Through our advisory services, we guide our clients in defining their data strategy and implementing solutions with a modern approach to data management. It is within this process that we also evaluate the suitability of the data mesh paradigm both organizationally and technologically. To support the implementation of data mesh, we have also produced tools to manage technology and governance-related challenges.
Our solution starts with understanding an organization’s reality and its needs, which is achieved during the analysis phase of defining the data strategy. This phase clarifies all functional and application elements of an organization, including difficulties and expectations, business model and organizational structure, processes and domains, systems and data. This is followed by the solution definition, which is aligned with the same dimensions. If applicable, the adoption of the data mesh paradigm and the details for its implementation are evaluated.
If the context is deemed suitable for the adoption of the data mesh paradigm, two ingredients are essential to enable the development of its basic components, the data products:
→ a contract that formally describes external interfaces, internal components, and who is responsible for the exposed data
→ a platform capable of maintaining these contracts, enforcing them, and using them to automate the product lifecycle in self-service mode
The contract is critical as it ensures a shared and clear method for describing all elements of the data products. The platform’s role is to make data product management as simple, scalable, and automated as possible by using its internal services and workflows, such as registration, validation, creation, and distribution.
The specification, and consequently the descriptor, describes the data product, while the platform uses the descriptors to automate the product’s operations. We adopt the Data Product Descriptor Specification (DPDS) as the specification, an open specification that declaratively defines a data product in all its components using a JSON or YAML descriptor document. It is released under the Apache 2.0 license and managed by the Open Data Mesh Initiative. DPDS is technology-independent and collects the description of all the components used to build a data product, from infrastructure to interfaces. DPDS is designed to be easily extendable using custom properties or leveraging external standards such as OpenAPI, AsyncAPI, Open SLO, etc., to define its components.
Using the specification, it is possible to guarantee interoperability among various data products by centrally defining policies, the responsibility of the federated governance team, while product teams are responsible for implementing products that conform to these standards.

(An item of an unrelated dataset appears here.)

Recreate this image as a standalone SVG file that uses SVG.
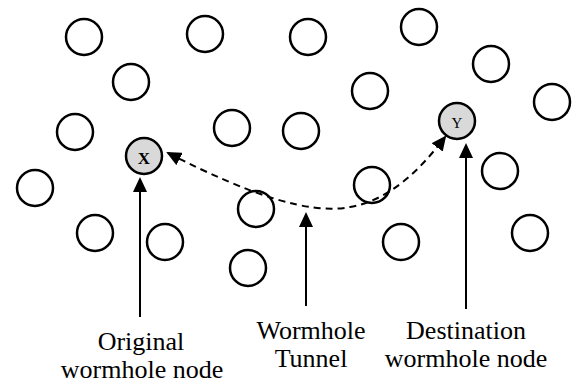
<svg xmlns="http://www.w3.org/2000/svg" width="578" height="385" viewBox="0 0 578 385">
  <style>
    .node { fill: #ffffff; stroke: #000000; stroke-width: 2.5; }
    .worm { fill: #d9d9d9; stroke: #000000; stroke-width: 2.5; }
    .pointer { fill: none; stroke: #000000; stroke-width: 2; }
    .tunnel { fill: none; stroke: #000000; stroke-width: 2; stroke-dasharray: 7 5; }
    .label { font-family: "Liberation Serif", "Times New Roman", serif; font-size: 26px; fill: #000000; text-anchor: middle; }
    .mark { font-family: "Liberation Serif", "Times New Roman", serif; fill: #000000; text-anchor: middle; }
  </style>
  <defs>
    <marker id="head" markerUnits="userSpaceOnUse" viewBox="0 0 15 14" markerWidth="15" markerHeight="14" refX="13" refY="7" orient="auto-start-reverse">
      <path d="M0,0 L15,7 L0,14 z" fill="#000000"/>
    </marker>
  </defs>

  <rect width="578" height="385" fill="#ffffff"/>

  <!-- ordinary sensor nodes -->
  <g id="nodes">
    <g id="n1"><circle class="node" cx="84" cy="37" r="18"/></g>
    <g id="n2"><circle class="node" cx="205" cy="34" r="18"/></g>
    <g id="n3"><circle class="node" cx="131" cy="82" r="18"/></g>
    <g id="n4"><circle class="node" cx="75" cy="132" r="18"/></g>
    <g id="n5"><circle class="node" cx="232" cy="128" r="18"/></g>
    <g id="n6"><circle class="node" cx="301" cy="131" r="18"/></g>
    <g id="n7"><circle class="node" cx="35" cy="188" r="18"/></g>
    <g id="n8"><circle class="node" cx="308" cy="37" r="18"/></g>
    <g id="n9"><circle class="node" cx="419" cy="27" r="18"/></g>
    <g id="n10"><circle class="node" cx="491" cy="64" r="18"/></g>
    <g id="n11"><circle class="node" cx="370" cy="91" r="18"/></g>
    <g id="n12"><circle class="node" cx="552" cy="102" r="18"/></g>
    <g id="n13"><circle class="node" cx="372" cy="185" r="18"/></g>
    <g id="n14"><circle class="node" cx="500" cy="171" r="18"/></g>
    <g id="n15"><circle class="node" cx="95" cy="233" r="18"/></g>
    <g id="n16"><circle class="node" cx="165" cy="242" r="18"/></g>
    <g id="n17"><circle class="node" cx="256" cy="209" r="18"/></g>
    <g id="n18"><circle class="node" cx="248" cy="268" r="18"/></g>
    <g id="n19"><circle class="node" cx="401" cy="242" r="18"/></g>
    <g id="n20"><circle class="node" cx="530" cy="233" r="18"/></g>
  </g>

  <!-- wormhole end points -->
  <g id="node-x">
    <circle class="worm" cx="144" cy="156" r="18"/>
    <text class="mark" x="144" y="164" font-size="17" font-weight="bold">X</text>
  </g>
  <g id="node-y">
    <circle class="worm" cx="457" cy="121" r="18"/>
    <text class="mark" x="457" y="128" font-size="15">Y</text>
  </g>

  <!-- connectors -->
  <g id="connectors">
    <path id="tunnel" class="tunnel" d="M168,153 C250,195 310,215 350,207 C390,200 420,170 445,137" marker-start="url(#head)" marker-end="url(#head)"/>
    <path class="pointer" d="M140,317 L140,179" marker-end="url(#head)"/>
    <path class="pointer" d="M306,306 L306,214" marker-end="url(#head)"/>
    <path class="pointer" d="M466,309 L466,145" marker-end="url(#head)"/>
  </g>

  <!-- labels -->
  <g id="labels">
    <text class="label" x="141" y="350">Original</text>
    <text class="label" x="142" y="378">wormhole node</text>
    <text class="label" x="311" y="339">Wormhole</text>
    <text class="label" x="311" y="367">Tunnel</text>
    <text class="label" x="466" y="339">Destination</text>
    <text class="label" x="466" y="367">wormhole node</text>
  </g>
</svg>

For implementation, reliance is placed on a platform shared among various product teams and accessible in self-service mode. The architecture’s goal is to control and facilitate the implementation of shared standards, contain the cognitive load on various product teams, reduce TCO, and automate data management activities as much as possible. Its services can be organized into these three groups:
→ Utility plane: Responsible for providing services for accessing underlying infrastructure resources. The exposed services decouple consumers from the actual resources provided by the underlying infrastructure
→ Data product experience plane: Offers a series of operations for managing the data lifecycle: creation, updating, version control, validation, distribution, search, and deactivation
→ Data mesh experience plane: Capable of operating with multiple data products by leveraging their metadata, aims to offer a marketplace where data products can be searched, explored, and connected
The Open Data Mesh (ODM) platform is the solution we use internally to implement this architecture. It will be open source in early 2023. Currently, the ODM platform only covers the services of the utility plane and the data product experience plane, while the data mesh experience plane can be developed using governance tools available on the market, such as Collibra or Blindata, or through custom solutions.
The Utility Plane exposes the main functionalities of the underlying infrastructure, which will later be orchestrated by the data product experience plane to provide high-level services to product teams in a self-service and declarative way. Some examples of services commonly exposed by the utility plane include:
→ Policy Service, which controls global governance policies
→ Meta Service, which propagates metadata associated with data products to a dedicated metadata management system such as Confluent Schema Registry, Collibra or Blindata.
→ Provision Service, responsible for managing the infrastructure
→ Build Service, which compiles applications and generates executable artifacts
→ Integration service, which deploys application artifacts
The Utility Plane decouples the services of the Data Product Experience Plane from the underlying infrastructure, allowing for independent evolution with minimal impact on already implemented products. Each service of the Utility Plane is composed of a standard interface and a pluggable adapter that interacts with a specific underlying infrastructure application, making the platform easily extendable and adaptable.
The Data Product Experience Plane exposes the necessary services to manage the lifecycle of a data product. Among the basic services that a typical product plane must provide are the Registry Service and the Deployment Service. The Registry Service allows you to publish and associate a new version of the descriptor with the data product and make it available on demand. The Deployment Service is responsible for managing, creating, and releasing the Data Product Container based on the descriptor. To do this, it orchestrates the services offered by the Utility Plane in the following way:
- Analyzes the application code and generates an executable file, where necessary, using the Build Service.
- Creates the infrastructure using the Provision Service.
- Registers all metadata in the external metadata repository through the Meta Service.
- Distributes the applications using the Integration Service.
Additionally, every time there is a significant change in the state of the data product, it is possible to call the Policy Service to check compliance with global criteria.